Paul Thomas Anderson’s go-to guy, Elswit has also worked with Clooney and Mamet. While lately he has turned his attention to action movies (The Town, Salt, Mission Impossible: Ghost Protocol), he is probably best with character-based movies. His work is subtle, no-nonsense, and clean, and I think he lights people better than anyone.

7—Vilmos Zsigmond (McCabe & Mrs. Miller, Blow Out)

Perhaps best known for his fruitful collaborations with Brian DePalma, Zsigmond has worked with many great visual filmmakers and was the DP responsible for some of the most iconic cinematic imagery of the ‘70s in movies like Close Encounters of the Third Kind and The Deer Hunter. His advocacy of experimentation has influenced countless other cinematographers.

6—Robert Richardson (JFK, Kill Bill)

Richardson worked on all of Oliver Stone’s early films.
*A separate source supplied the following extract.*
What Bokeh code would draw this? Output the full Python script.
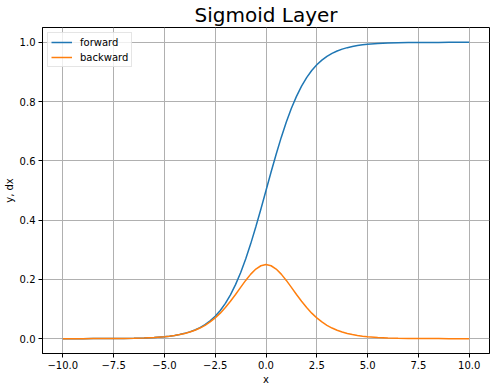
from bokeh.plotting import figure
from bokeh.models import FixedTicker, Legend, LegendItem, Range1d
from bokeh.embed import file_html
from bokeh.resources import INLINE

x_values = [-10, -9.5, -9, -8.5, -8, -7.5, -7, -6.5, -6, -5.5, -5,
            -4.75, -4.5, -4.25, -4, -3.75, -3.5, -3.25, -3, -2.75, -2.5,
            -2.25, -2, -1.75, -1.5, -1.25, -1, -0.75, -0.5, -0.25, 0,
            0.25, 0.5, 0.75, 1, 1.25, 1.5, 1.75, 2, 2.25, 2.5, 2.75, 3,
            3.25, 3.5, 3.75, 4, 4.25, 4.5, 4.75,
            5, 5.5, 6, 6.5, 7, 7.5, 8, 8.5, 9, 9.5, 10]

forward = [0.0000, 0.0001, 0.0001, 0.0002, 0.0003, 0.0006, 0.0009, 0.0015, 0.0025, 0.0041, 0.0067,
           0.0086, 0.0110, 0.0141, 0.0180, 0.0230, 0.0293, 0.0373, 0.0474, 0.0601, 0.0759,
           0.0953, 0.1192, 0.1480, 0.1824, 0.2227, 0.2689, 0.3208, 0.3775, 0.4378, 0.5000,
           0.5622, 0.6225, 0.6792, 0.7311, 0.7773, 0.8176, 0.8520, 0.8808, 0.9047, 0.9241, 0.9399, 0.9526,
           0.9627, 0.9707, 0.9770, 0.9820, 0.9859, 0.9890, 0.9914,
           0.9933, 0.9959, 0.9975, 0.9985, 0.9991, 0.9994, 0.9997, 0.9998, 0.9999, 0.9999, 1.0000]

backward = [0.0000, 0.0001, 0.0001, 0.0002, 0.0003, 0.0006, 0.0009, 0.0015, 0.0025, 0.0041, 0.0066,
            0.0085, 0.0109, 0.0139, 0.0177, 0.0225, 0.0284, 0.0359, 0.0452, 0.0565, 0.0701,
            0.0862, 0.1050, 0.1261, 0.1491, 0.1731, 0.1966, 0.2179, 0.2350, 0.2461, 0.2500,
            0.2461, 0.2350, 0.2179, 0.1966, 0.1731, 0.1491, 0.1261, 0.1050, 0.0862, 0.0701, 0.0565, 0.0452,
            0.0359, 0.0284, 0.0225, 0.0177, 0.0139, 0.0109, 0.0085,
            0.0066, 0.0041, 0.0025, 0.0015, 0.0009, 0.0006, 0.0003, 0.0002, 0.0001, 0.0001, 0.0000]

series_names = ["forward", "backward"]
series_colors = ["#1f77b4", "#ff7f0e"]

x_ticks = [-10.0, -7.5, -5.0, -2.5, 0.0, 2.5, 5.0, 7.5, 10.0]
x_tick_labels = ["\u221210.0", "\u22127.5", "\u22125.0", "\u22122.5", "0.0", "2.5", "5.0", "7.5", "10.0"]
y_ticks = [0.0, 0.2, 0.4, 0.6, 0.8, 1.0]
y_tick_labels = ["0.0", "0.2", "0.4", "0.6", "0.8", "1.0"]

FONT = "DejaVu Sans"

p = figure(frame_width=447, frame_height=326,
           x_range=Range1d(-11, 11), y_range=Range1d(-0.05, 1.05),
           output_backend="svg", toolbar_location=None,
           min_border_left=36, min_border_right=5, min_border_top=0, min_border_bottom=30,
           title="Sigmoid Layer")

p.background_fill_color = "white"
p.border_fill_color = "white"
p.outline_line_color = "black"
p.outline_line_width = 1

p.title.text_font = FONT
p.title.text_font_size = "20px"
p.title.text_font_style = "normal"
p.title.align = "center"
p.title.text_color = "black"
p.title.standoff = 1

r1 = p.line(x_values, forward, line_color=series_colors[0], line_width=1.5)
r2 = p.line(x_values, backward, line_color=series_colors[1], line_width=1.5)

p.xaxis.ticker = FixedTicker(ticks=x_ticks)
p.xaxis.major_label_overrides = dict(zip(x_ticks, x_tick_labels))
p.yaxis.ticker = FixedTicker(ticks=y_ticks)
p.yaxis.major_label_overrides = dict(zip(y_ticks, y_tick_labels))

p.xaxis.axis_label = "x"
p.yaxis.axis_label = "y, dx"

for ax in (p.xaxis, p.yaxis):
    ax.axis_label_text_font = FONT
    ax.axis_label_text_font_size = "10px"
    ax.axis_label_text_font_style = "normal"
    ax.axis_label_text_color = "black"
    ax.major_label_text_font = FONT
    ax.major_label_text_font_size = "10px"
    ax.major_label_text_color = "black"
    ax.major_tick_out = 4
    ax.major_tick_in = 0
    ax.minor_tick_line_color = None
    ax.major_tick_line_color = "black"
    ax.axis_line_color = "black"
    ax.major_label_standoff = 3
    ax.axis_label_standoff = 2

p.yaxis.major_label_orientation = "horizontal"

p.xgrid.ticker = FixedTicker(ticks=x_ticks)
p.ygrid.ticker = FixedTicker(ticks=y_ticks)
for g in (p.xgrid, p.ygrid):
    g.grid_line_color = "#b0b0b0"
    g.grid_line_width = 1

legend = Legend(items=[LegendItem(label=series_names[0], renderers=[r1]),
                       LegendItem(label=series_names[1], renderers=[r2])],
                location="top_left")
legend.label_text_font = FONT
legend.label_text_font_size = "10px"
legend.label_text_color = "black"
legend.glyph_width = 21
legend.glyph_height = 12
legend.label_height = 12
legend.label_standoff = 8
legend.spacing = 3
legend.padding = 3
legend.margin = 5
legend.border_line_color = "#cccccc"
legend.border_line_width = 1
legend.background_fill_alpha = 0.8
p.add_layout(legend)

open("out.html", "w").write(file_html(p, INLINE))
He specializes in giving things an ethereal, almost otherworldly sheen, especially when he indulges in his trademark of shining a hard light down on an actor, making them glow. He’s a consummate artist, able to adapt his craft to any genre, be it war film, kung fu flick, or kid’s movie.

5—Janusz Kaminski (Schindler’s List, Saving Private Ryan)

Starting with Schindler’s List, Kaminski became Steven Spielberg’s DP, the only one he has worked with since. This pairing of visual masters has become a boon for those who love seeing sumptuous imagery projected onto the movie screen. Even though most of Spielberg’s movies are big budget summer spectacles, Kaminski isn’t afraid to mix it up and eschew conventional lighting (see Minority Report).

4—Emmanuel Lubezki (The Tree of Life, Children of Men)

Lubezki first caught everyone’s eye with his collaborations with Alfonso Cuarón. Lately he has been working with the inimitable Terrence Malick, creating some of the most astoundingly beautiful images we’ve ever seen. He’ll do something down and dirty every now and then (Y tu mamá también, Ali), but seems to specialize in the really breathtaking, awe-inspiring stuff we’ve come to expect from him.

3—John Toll (The Thin Red Line, Almost Famous)

Toll works with a big canvas just as well as he does with smaller, more intimate stories. His lighting is almost dream-like—he’s able to capture each scene as we would see them in our imaginations, switching from a diffuse, gauzy look to a clear, focused, and vibrant one as the situation demands.

2—Roger Deakins (Fargo, The Assassination of Jesse James by the Coward Robert Ford)

Deakins is the universally acknowledged master of cinematography. He is so revered that when the makers of Wall-E needed a visual consultant, they turned to him. He has worked mainly with the Coen brothers but has done work for others including Scorsese and Edward Zwick. Everything he does is crazy amazing.

1—Vittorio Storaro (Apocalypse Now, The Conformist)

When people compare cinematography to painting, Storaro’s work is what immediately springs to mind. No other cinematographer has ever been more inventive and bravura with the use of color and light in motion pictures. There’s an almost hallucinatory quality to his work at times that is both striking and truthful. As good as a lot of DPs are, Storaro stands above them all.